President Truman Awakened by Ghost
One of the best documented encounters with a ghost is a September 9, 1946 letter penned by President Harry S. Truman to his wife, Bess. In it, he described three distinct knocks on his bedroom door at four in the morning, but nobody was there when he investigated, searching the hall and other rooms. Returning to bed, he heard footfalls in his wife's room. Again, he investigated, but no one was there, something later verified with Secret Service. Truman wrote, "The darned place is haunted sure as shootin." He wrote that Bess and his daughter should come home soon to protect him before the ghosts carried him off.
Dolley Madison's Rose Garden
One of the best-known White House ghost stories is how First Lady Edith Wilson decided to move the rose garden established and cared for by Dolley Madison. The two gardeners charged with the move reported being met by an angry Dolley Madison. To this day, the rose garden remains where Madison first planted it. However, the NFLL points out that it was Ellen Axson Wilson (the first, First Lady Wilson) who created the rose garden and not Madison.
Octagon House, 1799 New York Ave NW
Many people claim the Octagon House is the most haunted place in Washington, DC. Both daughters of Colonel John Tayloe II fell to their deaths from the spiral staircase. It's believed their ghosts haunt the premises. Some spooky reports include:
- Ghosts climbing up the staircase
- Bloodcurdling female screams
- Bells ringing vigorously on their own
- Lighted candles floating down the staircase
- Ghost of dead woman's crumpled body at foot of staircase
- Ghost of one-time resident Dolley Madison
Visit Octagon House Museum
You can visit the Octagon House Museum and take a guide tour or explore with a self-guided tour. A hands-on museum, visitors can:
- Play a game of whist in the drawing room
- Lie on a rope bed
- Carry a coal bucket upstairs
The museum is open Thursday through Saturday from 1 to 4pm, and admission is free.
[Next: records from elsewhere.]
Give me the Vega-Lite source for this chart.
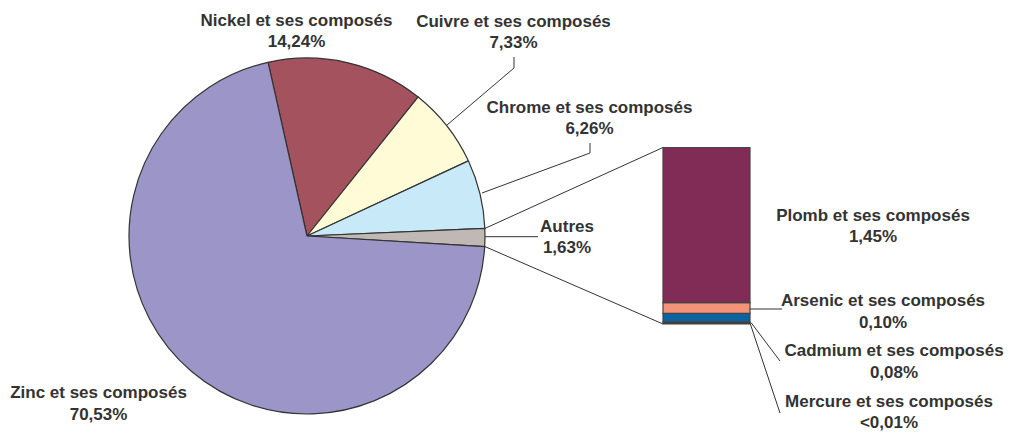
{
  "$schema": "https://vega.github.io/schema/vega-lite/v6.json",
  "width": 1010,
  "height": 435,
  "autosize": {"type": "fit", "contains": "padding"},
  "padding": 0,
  "background": "white",
  "config": {"view": {"stroke": null}, "font": "Liberation Sans"},
  "datasets": {
    "pie": [
      {"metal": "Nickel et ses composés", "share": 14.24, "rank": 1},
      {"metal": "Cuivre et ses composés", "share": 7.33, "rank": 2},
      {"metal": "Chrome et ses composés", "share": 6.26, "rank": 3},
      {"metal": "Autres", "share": 1.63, "rank": 4},
      {"metal": "Zinc et ses composés", "share": 70.53, "rank": 5}
    ],
    "autres": [
      {"metal": "Mercure et ses composés", "share": 0.02, "rank": 1},
      {"metal": "Cadmium et ses composés", "share": 0.08, "rank": 2},
      {"metal": "Arsenic et ses composés", "share": 0.10, "rank": 3},
      {"metal": "Plomb et ses composés", "share": 1.45, "rank": 4}
    ],
    "labels": [
      {"txt": "Nickel et ses composés\n14,24%", "lx": 296.5, "ly": 25.5},
      {"txt": "Cuivre et ses composés\n7,33%", "lx": 513.5, "ly": 26.7},
      {"txt": "Chrome et ses composés\n6,26%", "lx": 589.5, "ly": 112.7},
      {"txt": "Autres\n1,63%", "lx": 567, "ly": 231.7},
      {"txt": "Zinc et ses composés\n70,53%", "lx": 98.5, "ly": 398.3},
      {"txt": "Plomb et ses composés\n1,45%", "lx": 873, "ly": 220.7},
      {"txt": "Arsenic et ses composés\n0,10%", "lx": 883, "ly": 306},
      {"txt": "Cadmium et ses composés\n0,08%", "lx": 894, "ly": 356},
      {"txt": "Mercure et ses composés\n<0,01%", "lx": 889, "ly": 406.7}
    ],
    "leaders": [
      {"x1": 514, "y1": 57, "x2": 514, "y2": 68},
      {"x1": 514, "y1": 68, "x2": 447, "y2": 125},
      {"x1": 590, "y1": 143, "x2": 590, "y2": 153},
      {"x1": 590, "y1": 153, "x2": 482, "y2": 193},
      {"x1": 485, "y1": 236.7, "x2": 538, "y2": 236.7},
      {"x1": 485, "y1": 228.4, "x2": 663, "y2": 147.5},
      {"x1": 485, "y1": 246.6, "x2": 663, "y2": 324},
      {"x1": 750, "y1": 309, "x2": 782, "y2": 309},
      {"x1": 751, "y1": 322.5, "x2": 780, "y2": 361},
      {"x1": 750, "y1": 323, "x2": 780, "y2": 413}
    ]
  },
  "layer": [
    {
      "layer": [
        {
          "data": {"name": "leaders"},
          "mark": {"type": "rule", "color": "#333333", "strokeWidth": 1},
          "encoding": {
            "x": {"field": "x1", "type": "quantitative", "scale": {"domain": [0, 1010], "nice": false, "zero": false}, "axis": null},
            "y": {"field": "y1", "type": "quantitative", "scale": {"domain": [0, 435], "nice": false, "zero": false, "reverse": true}, "axis": null},
            "x2": {"field": "x2"},
            "y2": {"field": "y2"}
          }
        },
        {
          "data": {"name": "pie"},
          "mark": {"type": "arc", "radius": 178, "stroke": "#333333", "strokeWidth": 1.2, "strokeJoin": "round"},
          "encoding": {
            "x": {"datum": 307, "type": "quantitative"},
            "y": {"datum": 236, "type": "quantitative"},
            "theta": {"field": "share", "type": "quantitative", "stack": true, "scale": {"range": [-0.2204, 6.0628]}},
            "order": {"field": "rank", "type": "quantitative"},
            "color": {
              "field": "metal", "type": "nominal", "legend": null,
              "scale": {
                "domain": ["Nickel et ses composés", "Cuivre et ses composés", "Chrome et ses composés", "Autres", "Zinc et ses composés"],
                "range": ["#A4525E", "#FFFBD6", "#C8EAF8", "#C0B8B4", "#9C95C8"]
              }
            }
          }
        },
        {
          "data": {"name": "labels"},
          "mark": {"type": "text", "fontWeight": "bold", "fontSize": 17, "color": "#333333", "align": "center", "baseline": "alphabetic", "lineBreak": "\n", "lineHeight": 21.7},
          "encoding": {
            "x": {"field": "lx", "type": "quantitative"},
            "y": {"field": "ly", "type": "quantitative"},
            "text": {"field": "txt"}
          }
        }
      ]
    },
    {
      "data": {"name": "autres"},
      "transform": [
        {"stack": "share", "groupby": [], "sort": [{"field": "rank", "order": "ascending"}], "as": ["s0", "s1"]}
      ],
      "mark": {"type": "rect", "stroke": "#444444", "strokeWidth": 1.2},
      "encoding": {
        "x": {"datum": 663, "type": "quantitative"},
        "x2": {"datum": 750},
        "y": {"field": "s0", "type": "quantitative", "scale": {"domain": [0, 1.65], "range": [324, 147.5], "nice": false, "zero": false}, "axis": null},
        "y2": {"field": "s1"},
        "fill": {
          "field": "metal", "type": "nominal", "legend": null,
          "scale": {
            "domain": ["Plomb et ses composés", "Arsenic et ses composés", "Cadmium et ses composés", "Mercure et ses composés"],
            "range": ["#812C57", "#F4927A", "#0D63A0", "#3A3A3A"]
          }
        }
      }
    }
  ],
  "resolve": {"scale": {"y": "independent", "color": "independent", "fill": "independent"}}
}
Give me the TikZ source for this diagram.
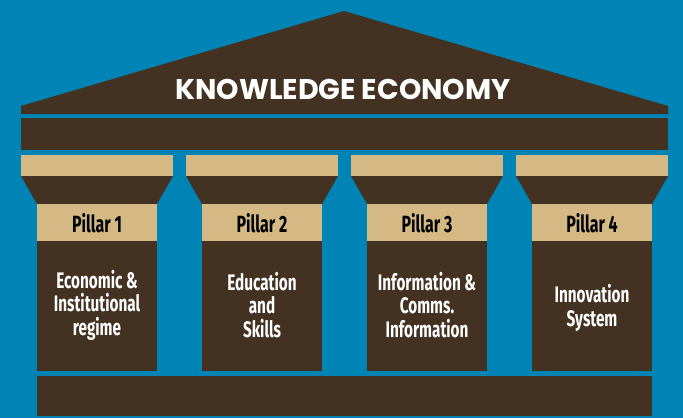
\documentclass[tikz,border=0pt]{standalone}
\usepackage{fontspec}
\newfontfamily\rooffont{Poppins}
\newfontfamily\condfont[FakeStretch=0.68]{Fira Sans}
\definecolor{bg}{HTML}{0083B5}
\definecolor{brn}{HTML}{433122}
\definecolor{tanc}{HTML}{D4B984}
\tikzset{
  roofstyle/.style={text=white,font=\rooffont\bfseries\fontsize{28.5}{30}\selectfont,inner sep=0pt},
  hdrstyle/.style={text=black,font=\condfont\bfseries\fontsize{23.5}{25}\selectfont,inner sep=0pt},
  bodystyle/.style={text=white,align=center,font=\condfont\bfseries\fontsize{22.5}{23.5}\selectfont,inner sep=0pt},
}
\begin{document}
\begin{tikzpicture}[x=1pt,y=-1pt]
\useasboundingbox (0,0) rectangle (683,418);
\fill[bg] (0,0) rectangle (683,418);
% roof
\fill[brn] (21,114) -- (21,106) -- (344,11) -- (668,106) -- (668,114) -- cycle;
\node[roofstyle] (title) at (343,89) {KNOWLEDGE ECONOMY};
% entablature
\fill[brn] (21,118) rectangle (668,150);
% columns
\foreach \i/\x/\ty/\txt in {1/21/305/{Economic \&\\Institutional\\regime},2/186/305/{Education\\and\\Skills},3/351/305/{Information \&\\Comms.\\Information},4/516/308/{Innovation\\System}}{
  \fill[tanc] (\x,155) rectangle (\x+152,176);
  \fill[brn] (\x,176) -- (\x+152,176) -- (\x+136,204) -- (\x+16,204) -- cycle;
  \fill[tanc] (\x+16,204) rectangle (\x+136,241);
  \fill[brn] (\x+16,241) rectangle (\x+136,371);
  \node[hdrstyle] (h\i) at (\x+76,223) {Pillar \i};
  \node[bodystyle] (b\i) at (\x+76,\ty) {\txt};
}
% base
\fill[brn] (37,376) rectangle (652,416);
\end{tikzpicture}
\end{document}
Old Stone House, 3051 M Street in Georgetown
Built in 1765, the Old Stone House is the oldest structure in Washington, DC still on the original foundation. Listed on the National Register of Historic Places, it is open to the public. It is also known for its large ghostly population that resides in the house.
- Malevolent spirit George chokes and shoves guests.
- Woman in brown dress stands by fireplace.
- People see colonial man in the master bedroom.
- Visitors hear disembodied voices and laughter.
- People hear children running around house.
- Some see apparitions of women working in kitchen.
The Old Stone House is open Monday through Sunday, 11 am to 6 pm. Admission is free. Call 202-426-6851 for more information about visiting.
National Building Museum, 401 F Street
- The main hall is haunted by a woman dressed in white.
- A man on horseback rides along the upper floors.
- Strange noises and objects go missing then reappear in odd places.
- Column colors morph into dead people connected to the building.
- The spirit of James Tanner, the stenographer for Lincoln assassination witness testimonies, roams the floors.
The museum is open Monday through Saturday, 10 am to 5 pm and Sunday 11 am to 5 pm. Adult admission is about $10.
Other Real Haunted Places in Washington, DC
Almost every historic building in Washington, DC has its own ghost stories. Some of these include:
- Lafayette Square: Andrew Jackson's ghost is said to roam the square along with Francis Scott Key's son, Phillip Barton Key II. Key was shot by Daniel Sickles in retaliation of Key's affair with Sickles's wife.
- Library of Congress: A resident ghost is said to claim a specific seat in the main reading room. Anyone unlucky enough to sit there will either become too cold or too hot.
- Capitol Building: The Capitol Building is said to be haunted by Senators and Representatives, a demon cat, John Quincy Adams' disembodied voice, and other paranormal activities.
- Congressional Cemetery: Ghosts are reported throughout the 65,000 gravesites in the Congressional Cemetery. Many deceased Congressmen have been seen as well as the spirit of Marine composer John Philip Sousa playing his tuba, dubbed the sousaphone.
Many Ghosts Roam Washington, DC
There is no shortage of haunted places in Washington, DC with colorful stories about the ghosts roaming the city. You can take a walking ghost tour or visit many of the public publics renowned for their paranormal activity.